Und während vor allem die kürzeren Texte meist einzig und allein atmosphärische Schilderungen ohne konkrete Handlungsstränge sind, stellt „Verbotene Bräute gesichtsloser Sklaven im geheimen Haus der Nacht grausiger Gelüste“ wohl eine unausgegorene Parodie auf die Konventionen des Genres dar.

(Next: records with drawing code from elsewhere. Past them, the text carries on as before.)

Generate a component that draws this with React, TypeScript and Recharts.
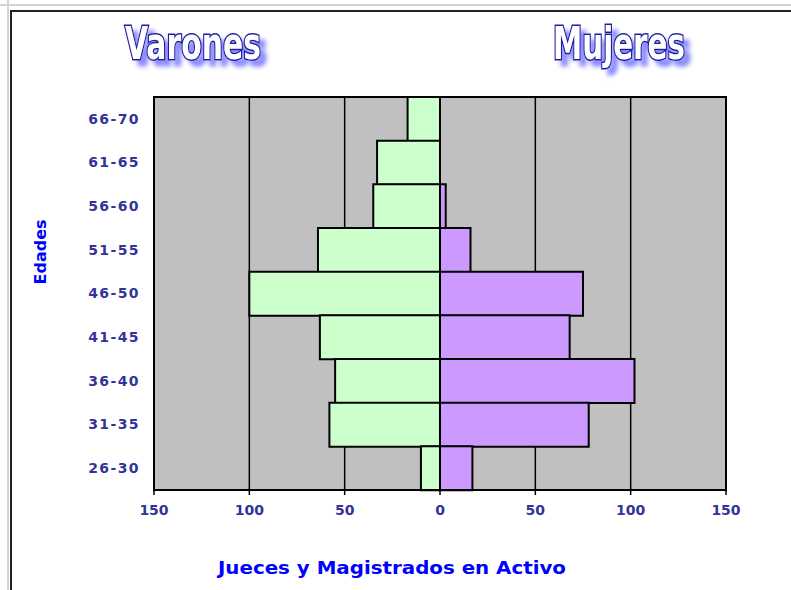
import { BarChart, Bar, XAxis, YAxis, CartesianGrid, ReferenceArea } from 'recharts';

const ages = ['66-70', '61-65', '56-60', '51-55', '46-50', '41-45', '36-40', '31-35', '26-30'];
const varones = [17, 33, 35, 64, 100, 63, 55, 58, 10];
const mujeres = [0, 0, 3, 16, 75, 68, 102, 78, 17];
const xTicks = [-150, -100, -50, 0, 50, 100, 150];

// varones drawn to the left as negative values
const data = ages.map((age, i) => ({ age, varones: -varones[i], mujeres: mujeres[i] }));

const tickFont = { fontFamily: '"DejaVu Sans", sans-serif', fontWeight: 'bold', fontSize: 14, fill: '#333399' };

function Title({ x, y, text, len }: { x: number; y: number; text: string; len: number }) {
  return (
    <text
      x={x}
      y={y}
      fontFamily='"Liberation Sans Narrow", "DejaVu Sans Condensed", "Liberation Sans", sans-serif'
      fontWeight="bold"
      fontSize={44}
      textLength={len}
      lengthAdjust="spacingAndGlyphs"
      fill="#ffffff"
      stroke="#1c1c9c"
      strokeWidth={3}
      paintOrder="stroke"
      filter="url(#shadow)"
    >
      {text}
    </text>
  );
}

export default function App() {
  return (
    <div style={{ position: 'absolute', left: 0, top: 0, width: 791, height: 590, background: '#fff' }}>
      <BarChart
        width={791}
        height={590}
        data={data}
        layout="vertical"
        stackOffset="sign"
        barCategoryGap={0}
        margin={{ top: 97, right: 65, left: 0, bottom: 70 }}
      >
        <CartesianGrid horizontal={false} fill="#c0c0c0" stroke="#000" strokeWidth={1.5} />
        <XAxis
          type="number"
          domain={[-150, 150]}
          ticks={xTicks}
          tickFormatter={(v: number) => String(Math.abs(v))}
          height={30}
          tickSize={5}
          tickMargin={10}
          axisLine={{ stroke: '#000', strokeWidth: 2 }}
          tickLine={{ stroke: '#000', strokeWidth: 1.5 }}
          tick={tickFont}
        />
        <YAxis
          type="category"
          dataKey="age"
          width={154}
          axisLine={false}
          tickLine={false}
          tickSize={0}
          tickMargin={14}
          tick={{ ...tickFont, letterSpacing: 1.4 }}
        />
        <Bar dataKey="varones" stackId="a" fill="#ccffcc" stroke="#000" strokeWidth={2} isAnimationActive={false} />
        <Bar dataKey="mujeres" stackId="a" fill="#cc99ff" stroke="#000" strokeWidth={2} isAnimationActive={false} />
        <ReferenceArea x1={-150} x2={150} fill="none" fillOpacity={0} stroke="#000" strokeWidth={2} ifOverflow="extendDomain" />
      </BarChart>
      <svg width={791} height={590} style={{ position: 'absolute', left: 0, top: 0, pointerEvents: 'none' }}>
        <defs>
          <filter id="shadow" x="-10%" y="-30%" width="125%" height="170%">
            <feGaussianBlur in="SourceAlpha" stdDeviation="2" result="b" />
            <feOffset in="b" dx="6" dy="6" result="o" />
            <feFlood floodColor="#8c8cff" />
            <feComposite in2="o" operator="in" result="s" />
            <feMerge>
              <feMergeNode in="s" />
              <feMergeNode in="SourceGraphic" />
            </feMerge>
          </filter>
        </defs>
        <line x1={0} y1={5} x2={791} y2={5} stroke="#d4d4d4" strokeWidth={2} />
        <line x1={8} y1={0} x2={8} y2={590} stroke="#d4d4d4" strokeWidth={2} />
        <line x1={11} y1={11} x2={791} y2={11} stroke="#222" strokeWidth={2} />
        <line x1={11} y1={10} x2={11} y2={590} stroke="#222" strokeWidth={2} />
        <Title x={125} y={59} text="Varones" len={136} />
        <Title x={553} y={59} text="Mujeres" len={132} />
        <text
          transform="translate(46,252) rotate(-90)"
          textAnchor="middle"
          fontFamily='"DejaVu Sans", sans-serif'
          fontWeight="bold"
          fontSize={16}
          fill="#0000ff"
        >
          Edades
        </text>
        <text
          x={392}
          y={574}
          textAnchor="middle"
          fontFamily='"DejaVu Sans", sans-serif'
          fontWeight="bold"
          fontSize={17}
          fill="#0000ff"
          textLength={348}
          lengthAdjust="spacingAndGlyphs"
        >
          Jueces y Magistrados en Activo
        </text>
      </svg>
    </div>
  );
}
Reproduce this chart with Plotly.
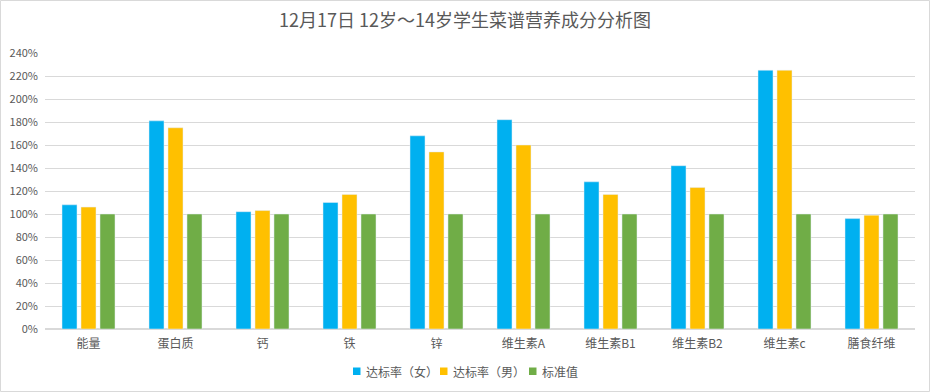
import plotly.graph_objects as go

categories = ["能量", "蛋白质", "钙", "铁", "锌", "维生素A", "维生素B1", "维生素B2", "维生素c", "膳食纤维"]
female = [108, 181, 102, 110, 168, 182, 128, 142, 225, 96]
male = [106, 175, 103, 117, 154, 160, 117, 123, 225, 99]
standard = [100, 100, 100, 100, 100, 100, 100, 100, 100, 100]
series_names = ["达标率（女）", "达标率（男）", "标准值"]
series_colors = ["#00B0F0", "#FFC000", "#70AD47"]
tick_vals = list(range(0, 241, 20))
tick_text = [f"{v}%" for v in tick_vals]

font_family = "Noto Sans CJK SC, Noto Sans, sans-serif"
text_color = "#595959"

# plot area geometry (pixels)
L, R, T, B = 45, 15, 53, 63
W, H = 930 - L - R, 392 - T - B

def px_x(px):
    return (px - L) / W

def px_y(py):
    return (392 - B - py) / H

fig = go.Figure()
for name, vals, col in zip(series_names, [female, male, standard], series_colors):
    fig.add_trace(go.Bar(name=name, x=categories, y=vals, marker_color=col))

# custom legend (square + text) below the plot
legend_sq_x = [353, 440, 529]
legend_tx_x = [364, 451, 540]
legend_y = 371
shapes = [dict(type="rect", xref="paper", yref="paper", x0=px_x(0.5), x1=px_x(929.5),
               y0=px_y(391.5), y1=px_y(0.5), line=dict(color="#D9D9D9", width=1))]
annotations = []
for sx, tx, name, col in zip(legend_sq_x, legend_tx_x, series_names, series_colors):
    shapes.append(dict(type="rect", xref="paper", yref="paper",
                       x0=px_x(sx), x1=px_x(sx + 7.5), y0=px_y(legend_y + 4), y1=px_y(legend_y - 3.5),
                       fillcolor=col, line=dict(width=0)))
    annotations.append(dict(text=name, xref="paper", yref="paper", x=px_x(tx), y=px_y(legend_y),
                            xanchor="left", yanchor="middle", showarrow=False,
                            font=dict(size=12, color=text_color, family=font_family)))

fig.update_layout(
    width=930, height=392,
    barmode="group", bargap=0.345, bargroupgap=0.21,
    paper_bgcolor="white", plot_bgcolor="white",
    margin=dict(l=L, r=R, t=T, b=B),
    font=dict(family=font_family, color=text_color, size=12),
    title=dict(text="12月17日 12岁～14岁学生菜谱营养成分分析图", x=0.5, xanchor="center",
               y=1 - 21 / 392, yanchor="middle",
               font=dict(size=18, color=text_color, family=font_family)),
    showlegend=False,
    shapes=shapes,
    annotations=annotations,
)
fig.update_yaxes(range=[0, 240], tickvals=tick_vals, ticktext=tick_text, automargin=False,
                 showgrid=True, gridcolor="#D9D9D9", gridwidth=1,
                 zeroline=True, zerolinecolor="#D9D9D9", showline=False,
                 tickfont=dict(size=11, color=text_color), ticklabelstandoff=6)
fig.update_xaxes(showgrid=False, showline=True, linecolor="#D9D9D9", automargin=False,
                 tickfont=dict(size=12, color=text_color), ticklabelstandoff=4)

fig.write_html("out.html", config={"displayModeBar": False},
               post_script="document.body.style.margin='0';")
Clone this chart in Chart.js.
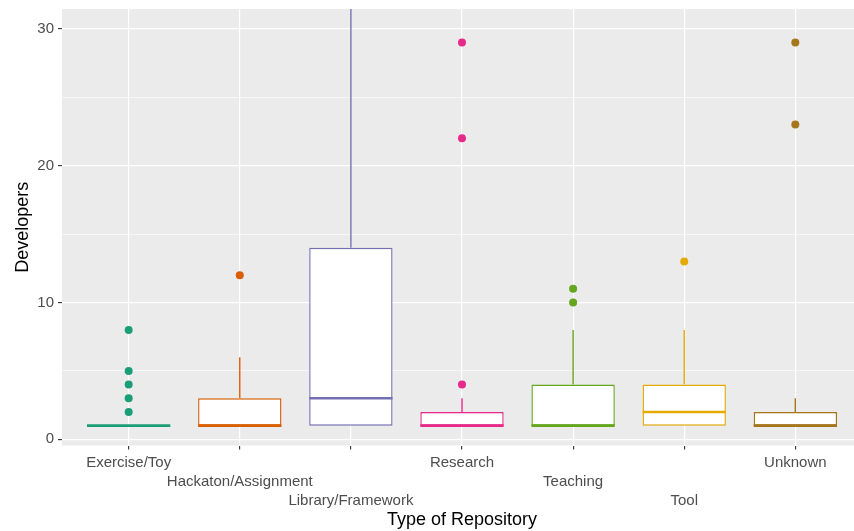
<!DOCTYPE html>
<html>
<head>
<meta charset="utf-8">
<title>Developers by Type of Repository</title>
<script src="https://cdn.jsdelivr.net/npm/chart.js@4.4.1/dist/chart.umd.min.js"></script>
<style>
  html, body { margin: 0; padding: 0; background: #ffffff; overflow: hidden; width: 854px; height: 531px; }
  /* the panel runs a little past the right edge of the page, as in the printed figure */
  #wrap { width: 866px; height: 531px; position: relative; }
</style>
</head>
<body>
<div id="wrap"><canvas id="chart"></canvas></div>
<script>
// ---- data -------------------------------------------------------------
const categories = ['Exercise/Toy', 'Hackaton/Assignment', 'Library/Framework', 'Research', 'Teaching', 'Tool', 'Unknown'];
const lowerWhisker = [1, 1, 1, 1, 1, 1, 1];
const q1           = [1, 1, 1, 1, 1, 1, 1];
const median       = [1, 1, 3, 1, 1, 2, 1];
const q3           = [1, 3, 14, 2, 4, 4, 2];
const upperWhisker = [1, 6, 33, 3, 8, 8, 3];
const outliers     = [[2, 3, 4, 5, 8], [12], [], [4, 22, 29], [10, 11], [13], [23, 29]];
const yMajorTicks  = [0, 10, 20, 30];
const yMinorTicks  = [5, 15, 25];

// ---- style ------------------------------------------------------------
const palette = ['#1B9E77', '#D95F02', '#7570B3', '#E7298A', '#66A61E', '#E6AB02', '#A6761D'];
const BOX_WIDTH = 0.75;          // in category units
const FONT = "'Liberation Sans', Arial, Helvetica, sans-serif";
const TEXT_GREY = '#4D4D4D';

// ---- datasets ---------------------------------------------------------
const datasets = [];

// outlying points (drawn on top)
const outlierPoints = [];
const outlierColors = [];
categories.forEach((c, i) => {
  outliers[i].forEach(v => { outlierPoints.push({ x: i + 1, y: v }); outlierColors.push(palette[i]); });
});
datasets.push({
  type: 'scatter',
  data: outlierPoints,
  pointBackgroundColor: outlierColors,
  pointBorderWidth: 0,
  pointRadius: 4,
  order: 0
});

// median bars
categories.forEach((c, i) => {
  datasets.push({
    type: 'line',
    data: [{ x: i + 1 - BOX_WIDTH / 2, y: median[i] }, { x: i + 1 + BOX_WIDTH / 2, y: median[i] }],
    borderColor: palette[i],
    borderWidth: 2.6,
    borderCapStyle: 'butt',
    pointRadius: 0,
    fill: false,
    order: 1
  });
});

// boxes from first to third quartile
datasets.push({
  type: 'bar',
  data: categories.map((c, i) => ({ x: i + 1, y: [q1[i], q3[i]] })),
  backgroundColor: '#ffffff',
  borderColor: palette,
  borderWidth: 1.4,
  borderSkipped: false,
  barPercentage: BOX_WIDTH,
  categoryPercentage: 1,
  grouped: false,
  order: 2
});

// whiskers
categories.forEach((c, i) => {
  datasets.push({
    type: 'line',
    data: [
      { x: i + 1, y: lowerWhisker[i] }, { x: i + 1, y: q1[i] },
      { x: i + 1, y: null },
      { x: i + 1, y: q3[i] }, { x: i + 1, y: upperWhisker[i] }
    ],
    spanGaps: false,
    borderColor: palette[i],
    borderWidth: 1.4,
    pointRadius: 0,
    fill: false,
    order: 3
  });
});

// grey panel behind the plot
const panelBackground = {
  id: 'panelBackground',
  beforeDraw(chart) {
    const { ctx, chartArea: a } = chart;
    ctx.save();
    ctx.fillStyle = '#EBEBEB';
    ctx.fillRect(a.left, a.top, a.right - a.left, a.bottom - a.top);
    ctx.restore();
  }
};

// keep the plot panel exactly where the layout padding puts it
const noLabelPadding = s => { s.paddingTop = 0; s.paddingBottom = 0; s.paddingLeft = 0; s.paddingRight = 0; };

new Chart(document.getElementById('chart'), {
  type: 'bar',
  data: { datasets },
  plugins: [panelBackground],
  options: {
    responsive: true,
    maintainAspectRatio: false,
    devicePixelRatio: 1,
    animation: false,
    layout: { padding: { top: 9, left: 0, right: 0, bottom: 0 } },
    plugins: { legend: { display: false }, tooltip: { enabled: false } },
    scales: {
      x: {
        type: 'linear',
        min: 0.4,
        max: categories.length + 0.6,
        offset: false,
        afterBuildTicks: s => { s.ticks = categories.map((c, i) => ({ value: i + 1 })); },
        afterFit: s => { s.height = 85.5; noLabelPadding(s); },
        border: { display: false },
        grid: { offset: false, color: '#FFFFFF', lineWidth: 1.2, tickLength: 4, tickColor: '#333333', tickWidth: 1.1 },
        ticks: {
          autoSkip: false,
          maxRotation: 0,
          minRotation: 0,
          padding: 4,
          color: TEXT_GREY,
          font: { family: FONT, size: 15, lineHeight: 1.25 },
          callback: (v, idx) => {
            const i = Math.round(v) - 1;
            const lines = [];
            for (let k = 0; k < i % 3; k++) lines.push('');
            lines.push(categories[i]);
            return lines;
          }
        },
        title: {
          display: true,
          text: 'Type of Repository',
          color: '#000000',
          font: { family: FONT, size: 18, lineHeight: 1.2 },
          padding: { top: 0, bottom: 0 }
        }
      },
      y: {
        type: 'linear',
        min: -0.45,
        max: 31.45,
        afterBuildTicks: s => {
          s.ticks = yMajorTicks.concat(yMinorTicks).sort((a, b) => a - b).map(v => ({ value: v }));
        },
        afterFit: s => { s.width = 62; noLabelPadding(s); },
        border: { display: false },
        grid: {
          color: '#FFFFFF',
          lineWidth: ctx => (yMajorTicks.includes(ctx.tick && ctx.tick.value) ? 1.2 : 0.6),
          tickLength: 4,
          tickWidth: 1.1,
          tickColor: ctx => (yMajorTicks.includes(ctx.tick && ctx.tick.value) ? '#333333' : 'rgba(0,0,0,0)')
        },
        ticks: {
          padding: 4,
          color: TEXT_GREY,
          font: { family: FONT, size: 15 },
          callback: v => (yMajorTicks.includes(v) ? String(v) : '')
        },
        title: {
          display: true,
          text: 'Developers',
          color: '#000000',
          font: { family: FONT, size: 18, lineHeight: 1.2 },
          padding: { top: 12, bottom: 0 }
        }
      }
    }
  }
});
</script>
</body>
</html>
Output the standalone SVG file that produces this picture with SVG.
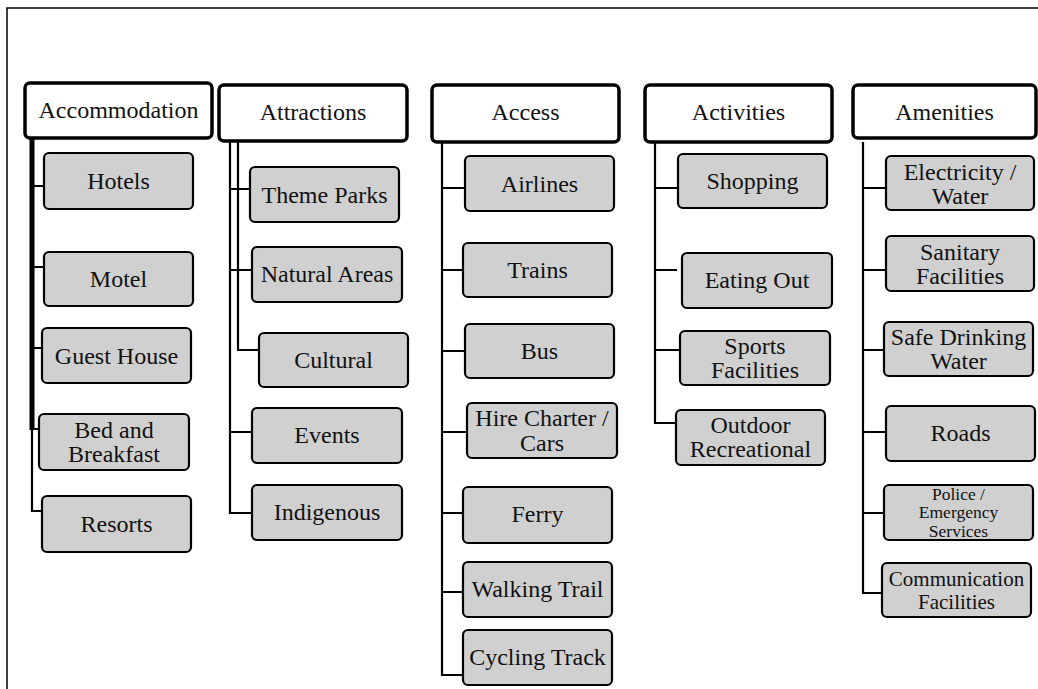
<svg xmlns="http://www.w3.org/2000/svg" width="1038" height="689" viewBox="0 0 1038 689">
<style>
.hdr{fill:#fff;stroke:#000;stroke-width:3.5}
.box{fill:#d0d0d0;stroke:#000;stroke-width:2.2}
.t{font-family:'Liberation Serif','DejaVu Serif',serif;font-size:24px;fill:#111;text-anchor:middle}
.tm{font-family:'Liberation Serif','DejaVu Serif',serif;font-size:21px;fill:#111;text-anchor:middle}
.ts{font-family:'Liberation Serif','DejaVu Serif',serif;font-size:17.5px;fill:#111;text-anchor:middle}
.c{fill:none;stroke:#000;stroke-width:2.2}
.ck{fill:none;stroke:#000;stroke-width:5}
.g{stroke:#aaa;stroke-width:2}
</style>
<rect width="1038" height="689" fill="#fff"/>
<path d="M1040,8 H7 V692" fill="none" stroke="#000" stroke-width="1.5"/>

<g id="connectors">
  <path class="ck" d="M32,138 V430"/>
  <path class="c" d="M32,186 H44 M32,267 H44 M32,348 H42 M32,429 H39"/>
  <path class="c" d="M32,428 V511 H42"/>
  <path class="g" d="M45,186 H56 M45,267 H56 M43,348 H54 M40,429 H52 M43,511 H54"/>
  <path class="c" d="M230,141 V513 H252" stroke-width="3"/>
  <path class="c" d="M230,189 H250 M230,270 H252 M230,432 H252"/>
  <path class="c" d="M238,141 V350 H259"/>
  <path class="c" d="M442,142 V675 H463" stroke-width="3"/>
  <path class="c" d="M442,188 H465 M442,270 H463 M442,351 H465 M442,432 H467 M442,513 H463 M442,592 H463"/>
  <path class="c" d="M655,142 V423 H676" stroke-width="2.6"/>
  <path class="c" d="M655,188 H678 M655,270 H677 M655,350 H680"/>
  <path class="c" d="M863,142 V593 H882" stroke-width="2.6"/>
  <path class="c" d="M863,188 H886 M863,270 H886 M863,350 H884 M863,432 H886 M863,513 H884"/>
</g>

<g id="accommodation">
  <rect class="hdr" x="25" y="83" width="187" height="55" rx="5"/>
  <text class="t" x="118.5" y="118">Accommodation</text>
</g>
<g id="hotels"><rect class="box" x="44" y="153" width="149" height="56" rx="5"/><text class="t" x="118.5" y="189">Hotels</text></g>
<g id="motel"><rect class="box" x="44" y="252" width="149" height="54" rx="5"/><text class="t" x="118.5" y="287">Motel</text></g>
<g id="guest-house"><rect class="box" x="42" y="328" width="149" height="55" rx="5"/><text class="t" x="116.5" y="364">Guest House</text></g>
<g id="bed-and-breakfast"><rect class="box" x="39" y="414" width="150" height="56" rx="5"/><text class="t" x="114" y="438">Bed and</text><text class="t" x="114" y="462">Breakfast</text></g>
<g id="resorts"><rect class="box" x="42" y="496" width="149" height="56" rx="5"/><text class="t" x="116.5" y="532">Resorts</text></g>

<g id="attractions">
  <rect class="hdr" x="219" y="85" width="188" height="56" rx="5"/>
  <text class="t" x="313" y="120">Attractions</text>
</g>
<g id="theme-parks"><rect class="box" x="250" y="167" width="149" height="55" rx="5"/><text class="t" x="324.5" y="203">Theme Parks</text></g>
<g id="natural-areas"><rect class="box" x="252" y="247" width="150" height="55" rx="5"/><text class="t" x="327" y="282">Natural Areas</text></g>
<g id="cultural"><rect class="box" x="259" y="333" width="149" height="54" rx="5"/><text class="t" x="333.5" y="368">Cultural</text></g>
<g id="events"><rect class="box" x="252" y="408" width="150" height="55" rx="5"/><text class="t" x="327" y="443">Events</text></g>
<g id="indigenous"><rect class="box" x="252" y="485" width="150" height="55" rx="5"/><text class="t" x="327" y="520">Indigenous</text></g>

<g id="access">
  <rect class="hdr" x="432" y="85" width="187" height="57" rx="5"/>
  <text class="t" x="525.5" y="120">Access</text>
</g>
<g id="airlines"><rect class="box" x="465" y="156" width="149" height="55" rx="5"/><text class="t" x="539.5" y="192">Airlines</text></g>
<g id="trains"><rect class="box" x="463" y="243" width="149" height="54" rx="5"/><text class="t" x="537.5" y="278">Trains</text></g>
<g id="bus"><rect class="box" x="465" y="324" width="149" height="54" rx="5"/><text class="t" x="539.5" y="359">Bus</text></g>
<g id="hire-charter-cars"><rect class="box" x="467" y="403" width="150" height="55" rx="5"/><text class="t" x="542" y="426">Hire Charter /</text><text class="t" x="542" y="451">Cars</text></g>
<g id="ferry"><rect class="box" x="463" y="487" width="149" height="56" rx="5"/><text class="t" x="537.5" y="522">Ferry</text></g>
<g id="walking-trail"><rect class="box" x="463" y="562" width="149" height="55" rx="5"/><text class="t" x="537.5" y="597">Walking Trail</text></g>
<g id="cycling-track"><rect class="box" x="463" y="630" width="149" height="55" rx="5"/><text class="t" x="537.5" y="665">Cycling Track</text></g>

<g id="activities">
  <rect class="hdr" x="645" y="85" width="187" height="57" rx="5"/>
  <text class="t" x="738.5" y="120">Activities</text>
</g>
<g id="shopping"><rect class="box" x="678" y="154" width="149" height="54" rx="5"/><text class="t" x="752.5" y="189">Shopping</text></g>
<g id="eating-out"><rect class="box" x="682" y="253" width="150" height="55" rx="5"/><text class="t" x="757" y="288">Eating Out</text></g>
<g id="sports-facilities"><rect class="box" x="680" y="331" width="150" height="54" rx="5"/><text class="t" x="755" y="354">Sports</text><text class="t" x="755" y="378">Facilities</text></g>
<g id="outdoor-recreational"><rect class="box" x="676" y="410" width="149" height="55" rx="5"/><text class="t" x="750.5" y="433">Outdoor</text><text class="t" x="750.5" y="457">Recreational</text></g>

<g id="amenities">
  <rect class="hdr" x="853" y="85" width="183" height="53" rx="5"/>
  <text class="t" x="944.5" y="120">Amenities</text>
</g>
<g id="electricity-water"><rect class="box" x="886" y="156" width="148" height="54" rx="5"/><text class="t" x="960" y="180">Electricity /</text><text class="t" x="960" y="204">Water</text></g>
<g id="sanitary-facilities"><rect class="box" x="886" y="236" width="148" height="55" rx="5"/><text class="t" x="960" y="260">Sanitary</text><text class="t" x="960" y="284">Facilities</text></g>
<g id="safe-drinking-water"><rect class="box" x="884" y="322" width="149" height="54" rx="5"/><text class="t" x="958.5" y="345">Safe Drinking</text><text class="t" x="958.5" y="369">Water</text></g>
<g id="roads"><rect class="box" x="886" y="406" width="149" height="55" rx="5"/><text class="t" x="960.5" y="441">Roads</text></g>
<g id="police-emergency-services"><rect class="box" x="884" y="485" width="149" height="55" rx="5"/><text class="ts" x="958.5" y="500">Police /</text><text class="ts" x="958.5" y="518">Emergency</text><text class="ts" x="958.5" y="537">Services</text></g>
<g id="communication-facilities"><rect class="box" x="882" y="563" width="149" height="54" rx="5"/><text class="tm" x="956.5" y="586">Communication</text><text class="tm" x="956.5" y="609">Facilities</text></g>
</svg>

Insgesamt ist „Zerbrechliche Dinge“ keine schlechte Kollektion, aber rundweg empfehlenswert ist sie auch nicht geraten, dafür sind zu wenige Ideen vorhanden, auch wenn die stilistischen Fertigkeiten des Autors diesen Mangel scheinbar zu überdecken vermögen. Erst auf den zweiten Blick wird deutlich, dass kaum eine überragende Kurzgeschichte hier veröffentlicht wird, in der alle Details (Grundidee, stilistisches Niveau und Ausführung) wirklich zu überzeugen vermögen.

Insgesamt also zwar eine lesbare, aber kein überragende Lektüre, wie man sie sonst oft bei Neil Gaiman in seinen längeren Erzählungen findet.